Townsend has voiced over World Cup, European Championship, FA Cup and Champions League finals. It's not a bad CV and word is he's already got other work lined up. But historically, the 51-year-old has drawn the ire of fans across the country for his exclamations of alarmingly obvious bias and 'cutting-edge' insight.

We've all heard him 'whisper' "GO ON!" under his breath on our telly. While some of his classic one-liners - "I think one of these teams could win this" and "in the end, Rosicky initially did well" won't be forgotten in a hurry. But pairing him with Clive "that night in Barcelona" Tyldesley and the face of Adrian Chiles as ITV's anchor has just been too much to bare.

Telegraph journalist Michael Deacon declared that ​'there'll never be another Andy Townsend' shortly after ITV's announcement, but unfortunately, his claim has already been proven wrong.

And just why is that?

Well, there's a new wave of stupidity making its mark on football coverage. Far be it for some humble-wannabe-from-Cardiff to make such a claim, but Martin Keown and Robbie Savage have shown us since the turn of the year that football programming is doomed if it's not being broadcast on Sky Sports.

Sky is as close as we'll get to a football haven. For all of its recent criticism for ploughing far too much money into Premier League football, at least the coverage stands up to the test (for the most part). The Andy Gray/Richard Keys debacle is long gone in the memory and punditry has its new king. Name: Gary Neville.

He's come a long way from his voice-crackling scream of joy at Fernando Torres' goal in Barcelona's Camp Nou in 2012. Neville is educated, eloquent and doesn't pull his punches. Jamie Carragher is his foil. He's still learning, but even the most hardened Manchester United fans will have warmed to him a little by now.

To boot, Sky have just added Thierry Henry, who's voice can help us blank out the fact that Niall Quinn makes the odd appearance.

Savage though - taking his spot for both the BBC and BT Sport - is just as annoying now as he was in his days on the pitch. Just ask Paul Scholes.

It was only just over a month ago that Savage was berating Vanarama Conference side Dover Athletic for not running around like headless chickens in their FA Cup third round defeat to Crystal Palace.

They lost 4-0, but Savage rubber-stamped his verbal version of a two-footed tackle on the poor minnows by expressing "that's why you're in the Conference" as Palace netted their second. Perhaps that's one of the contributing factors to why Alan Sugar's blatant ignorance of a Savage 'joke' following Tottenham's recent 3-2 defeat to Liverpool was just so pleasurable to watch.

That of course came just minutes before former Manchester United midfielder Scholes muttered his own expletive (in reference to Savage) under his breath live on television.
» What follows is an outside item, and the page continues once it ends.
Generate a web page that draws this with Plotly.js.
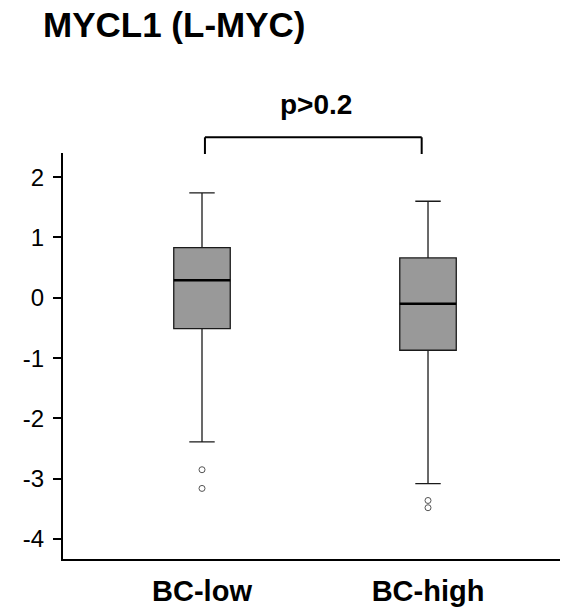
<!DOCTYPE html>
<html>
<head>
<meta charset="utf-8">
<script src="https://cdn.plot.ly/plotly-3.0.1.min.js"></script>
<style>html,body{margin:0;padding:0;background:#fff;}#chart{width:572px;height:607px;}</style>
</head>
<body>
<div id="chart"></div>
<script>
const categories = ['BC-low', 'BC-high'];
const q1 = [-0.51, -0.87];
const medians = [0.29, -0.10];
const q3 = [0.83, 0.66];
const lowerFence = [-2.39, -3.08];
const upperFence = [1.74, 1.60];
const outliersLow = [-2.85, -3.16];
const outliersHigh = [-3.36, -3.48];
const yTickVals = [-4, -3, -2, -1, 0, 1, 2];
const yTickText = ['-4', '-3', '-2', '-1', '0', '1', '2'];
const pLabel = 'p>0.2';
const chartTitle = 'MYCL1 (L-MYC)';

const FONT = 'Liberation Sans, Arial, sans-serif';

const boxTrace = {
  type: 'box',
  x: categories,
  q1: q1,
  median: medians,
  q3: q3,
  lowerfence: lowerFence,
  upperfence: upperFence,
  width: 0.25,
  whiskerwidth: 0.45,
  fillcolor: '#999999',
  line: {color: '#1a1a1a', width: 1.3},
  boxpoints: false,
  hoverinfo: 'skip',
  showlegend: false
};

// thick median line: a zero-height box at each median
const medianTrace = {
  type: 'box',
  x: categories,
  q1: medians,
  median: medians,
  q3: medians,
  lowerfence: medians,
  upperfence: medians,
  width: 0.25,
  whiskerwidth: 0,
  fillcolor: 'rgba(0,0,0,0)',
  line: {color: '#000000', width: 2.4},
  boxpoints: false,
  hoverinfo: 'skip',
  showlegend: false
};

const outX = [], outY = [];
outliersLow.forEach(v => { outX.push(categories[0]); outY.push(v); });
outliersHigh.forEach(v => { outX.push(categories[1]); outY.push(v); });

const outlierTrace = {
  type: 'scatter',
  mode: 'markers',
  x: outX,
  y: outY,
  marker: {symbol: 'circle-open', size: 6, color: '#555555', line: {width: 1, color: '#555555'}},
  showlegend: false,
  hoverinfo: 'skip'
};

const layout = {
  width: 572,
  height: 607,
  margin: {l: 63, r: 12, t: 153, b: 48},
  paper_bgcolor: '#ffffff',
  plot_bgcolor: '#ffffff',
  boxmode: 'overlay',
  font: {family: FONT, color: '#000000'},
  title: {
    text: '<b>' + chartTitle + '</b>',
    font: {family: FONT, size: 35, color: '#000000'},
    x: 43 / 572, xanchor: 'left', xref: 'container',
    y: 1 - 25 / 607, yanchor: 'middle', yref: 'container'
  },
  xaxis: {
    type: 'category',
    range: [-0.615, 1.584],
    showline: true, linecolor: '#000000', linewidth: 2,
    ticks: '', showgrid: false, zeroline: false,
    tickfont: {family: FONT, size: 29, color: '#000000'},
    tickvals: categories,
    ticktext: categories.map(c => '<b>' + c + '</b>'),
    ticklabelstandoff: 5
  },
  yaxis: {
    range: [-4.33, 2.40],
    showline: true, linecolor: '#000000', linewidth: 2,
    ticks: 'outside', ticklen: 8, tickwidth: 2, tickcolor: '#000000',
    tickvals: yTickVals,
    ticktext: yTickText,
    showgrid: false, zeroline: false,
    tickfont: {family: FONT, size: 24, color: '#000000'},
    ticklabelstandoff: 4
  },
  shapes: [
    {type: 'line', xref: 'x', yref: 'paper', x0: 0.013, x1: 0.972, y0: 1.0387, y1: 1.0387, line: {color: '#000', width: 2}},
    {type: 'line', xref: 'x', yref: 'paper', x0: 0.013, x1: 0.013, y0: 1.0387, y1: 0.9975, line: {color: '#000', width: 2}},
    {type: 'line', xref: 'x', yref: 'paper', x0: 0.972, x1: 0.972, y0: 1.0387, y1: 0.9975, line: {color: '#000', width: 2}}
  ],
  annotations: [
    {text: '<b>' + pLabel + '</b>', xref: 'x', yref: 'paper', x: 0.504, y: (559 - 104) / 406,
     xanchor: 'center', yanchor: 'middle', showarrow: false,
     font: {family: FONT, size: 28, color: '#000000'}}
  ]
};

Plotly.newPlot('chart', [boxTrace, medianTrace, outlierTrace], layout, {displayModeBar: false, staticPlot: true});
</script>
</body>
</html>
Joy.

Since we've been moving chronologically, that's how we'll continue.

Manchester United - though their struggles have been obvious if you've seen essentially any of their games this season - overcame Preston North End on Monday night to book an FA Cup quarter final date with Arsenal at Old Trafford.

But former Arsenal defender Martin Keown showed exactly why the art of football punditry and co-commentary is fast becoming a laughable quantity, dependent on where you watch it.

He set himself up for an almighty fall, uttering: "You wonder if you'll see (Radamel Falcao) in a Manchester United shirt again, because he's offered nothing to the team". The Colombian may leave in the summer, but he WILL play again for United - it's sheerly ludicrous to suggest otherwise.

And Keown's bias against United and general lack of understanding of football's rules were evidenced across the entire 90 minutes. His remarks bordered on asinine and even pushed his recent comment that Chris Smalling was one of Manchester United's best players down a peg or two.

Co-commentators are meant to offer intelligent insights into football, with the aim to embellish and enlighten the people who watch. But at the moment, there's a host of former players out there making us seem like we're the smart ones.